Data science is not a new concept, but has recently become more utilized in the day to day operations of organizations as executives gain access to more and more data. There are mountains of data available to organizations today, but in order to gain value from the data, it must be organized, filtered, sorted, mined, visualized, and analyzed. Data science has a number of applications from sales lead prioritization, logistics demand forecasting, fraud detection, resume screening, claims review, product mix, customer segmentation and many others. One specific example of data science being used is traditional marketing segmentation All customers are generally lumped into a relatively small number of segments. Through the proliferation of data about customers and advances in technology executives can now segment their customer base into thousands or hundreds of thousands of segments to target very specific customer bases.

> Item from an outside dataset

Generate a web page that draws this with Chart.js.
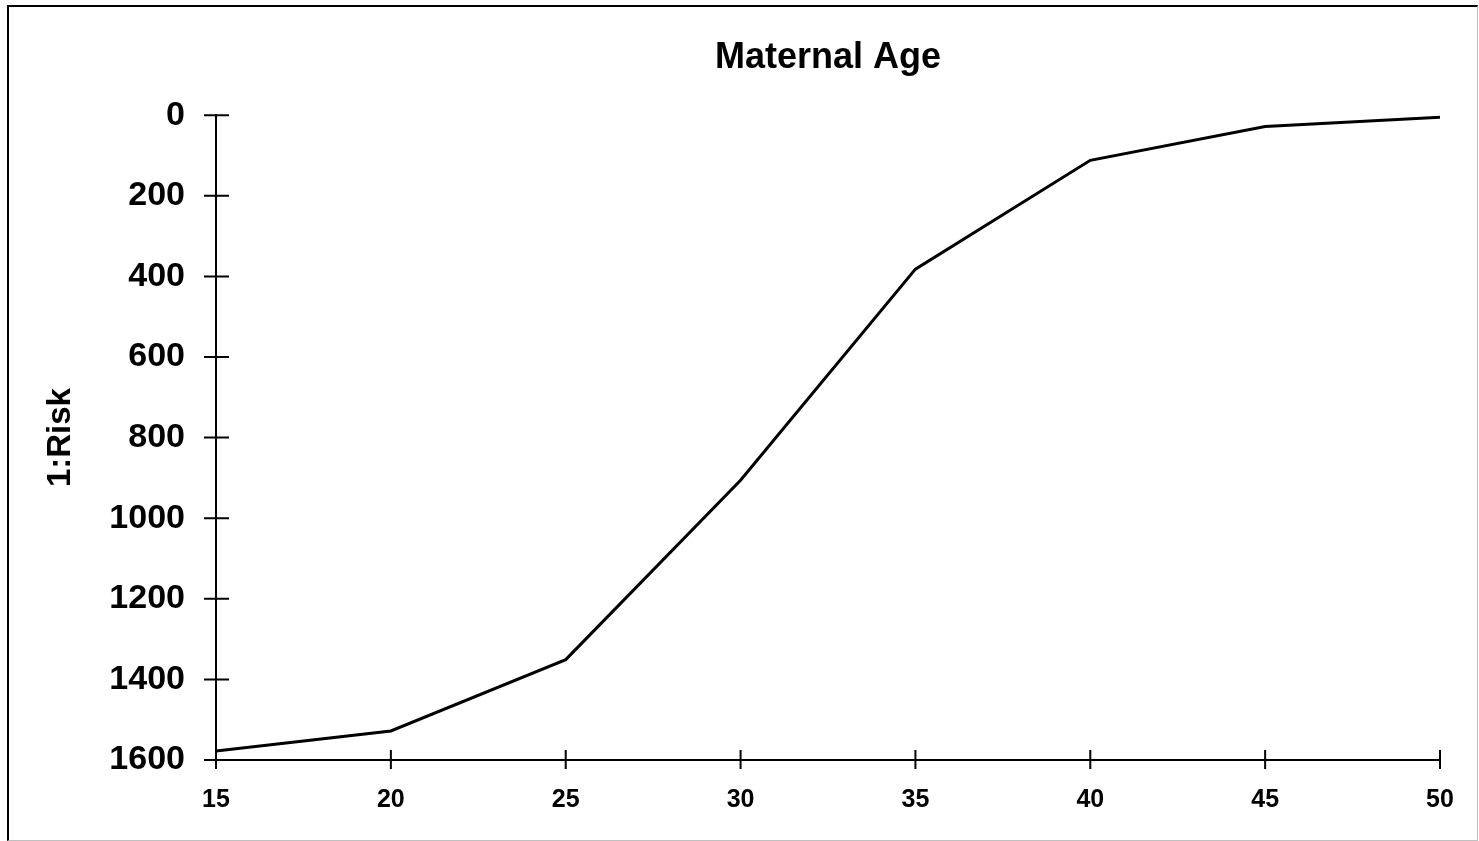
<!DOCTYPE html>
<html>
<head>
<meta charset="utf-8">
<script src="https://cdn.jsdelivr.net/npm/chart.js@4"></script>
<style>
  html, body { margin: 0; padding: 0; background: #fff; overflow: hidden; }
  #frame {
    position: absolute; left: 7px; top: 5px; width: 1468px; height: 833px;
    border-left: 2px solid #000; border-top: 2px solid #000;
    border-right: 1px solid #c0c0c0; border-bottom: 1px solid #c0c0c0;
    pointer-events: none;
  }
  #wrap { position: absolute; left: 0; top: 0; width: 1479px; height: 841px; }
</style>
</head>
<body>
<div id="wrap"><canvas id="risk-chart"></canvas></div>
<div id="frame"></div>
<script>
const maternalAge = [15, 20, 25, 30, 35, 40, 45, 50];
const riskOneIn = [1578, 1528, 1351, 906, 382, 112, 28, 5];
const yTicks = [0, 200, 400, 600, 800, 1000, 1200, 1400, 1600];
const xTicks = [15, 20, 25, 30, 35, 40, 45, 50];

const FONT = "'Liberation Sans', Arial, sans-serif";

// ticks that cross the axis line, like the original
const crossTicks = {
  id: "crossTicks",
  afterDraw(chart) {
    const { ctx, scales } = chart;
    const x = scales.x;
    const y = scales.y;
    ctx.save();
    ctx.strokeStyle = "#000";
    ctx.lineWidth = 2;
    ctx.beginPath();
    yTicks.forEach((v) => {
      const py = y.getPixelForValue(v);
      ctx.moveTo(x.left - 12, py);
      ctx.lineTo(x.left + 13, py);
    });
    xTicks.forEach((v) => {
      const px = x.getPixelForValue(v);
      ctx.moveTo(px, y.bottom - 10);
      ctx.lineTo(px, y.bottom + 9);
    });
    ctx.stroke();
    ctx.restore();
  }
};

new Chart(document.getElementById("risk-chart"), {
  type: "line",
  data: {
    datasets: [
      {
        data: maternalAge.map((age, i) => ({ x: age, y: riskOneIn[i] })),
        borderColor: "#000",
        borderWidth: 3,
        pointRadius: 0,
        tension: 0,
        fill: false
      }
    ]
  },
  options: {
    responsive: true,
    maintainAspectRatio: false,
    animation: false,
    layout: { padding: { left: 0, right: 39, top: 0, bottom: 0 } },
    plugins: {
      legend: { display: false },
      tooltip: { enabled: false },
      title: {
        display: true,
        fullSize: false,
        text: "Maternal Age",
        color: "#000",
        font: { family: FONT, size: 36, weight: "bold" },
        padding: { top: 36, bottom: 36 }
      }
    },
    scales: {
      x: {
        type: "linear",
        min: 15,
        max: 50,
        grid: { display: false, drawTicks: false },
        border: { display: true, color: "#000", width: 2 },
        ticks: {
          stepSize: 5,
          color: "#000",
          padding: 25,
          callback: (v) => String(v),
          font: { family: FONT, size: 25, weight: "bold" }
        },
        afterFit(scale) { scale.height = 81; }
      },
      y: {
        reverse: true,
        min: 0,
        max: 1600,
        grid: { display: false, drawTicks: false },
        border: { display: true, color: "#000", width: 2 },
        ticks: {
          stepSize: 200,
          color: "#000",
          padding: 31,
          callback: (v) => String(v),
          font: { family: FONT, size: 34, weight: "bold" }
        },
        title: {
          display: true,
          text: "1:Risk",
          color: "#000",
          font: { family: FONT, size: 33, weight: "bold" },
          padding: { top: 41, bottom: 0 }
        },
        afterFit(scale) { scale.width = 216; }
      }
    }
  },
  plugins: [crossTicks]
});
</script>
</body>
</html>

Data science has roots in a number of disciplines: statistics, predictive analytics, data visualization, data mining, sorcery and more. Effective data scientists are not those individuals that have doctorate degrees in these fields, but those individuals that can apply lessons learned from a variety of disciplines to the problem at hand. Effective data scientists will not only be able to model your existing churn rate, but tell you how to affect the rate and ultimately predict the changes over time.

**Ultimately, data science is the application of analysis techniques on data to affect a positive change in an organization.**

Levvel’s blog series on data science will start by presenting a simple sales forecasting model using Excel and R. It will focus on using data science to create a naive sales forecast in order to introduce some of the basic tools of a data scientist and why they add value. The series will continue in the forecasting trend by leveraging Hadoop and R to perform sales forecasting on larger data sets, and will ultimately use Amazon’s EMR product to demonstrate sales forecasting at a massive scale. Once we have covered sales forecasting at scale, the blog series will switch business domains to help product and marketing managers analyze A/B test results, perform customer segment, and finally help Chief Product Officers optimize their product mix for maximum profitability. Throughout the series, Levvel wants to focus on a variety of tools that a data scientist can use to create value for both small and large organizations.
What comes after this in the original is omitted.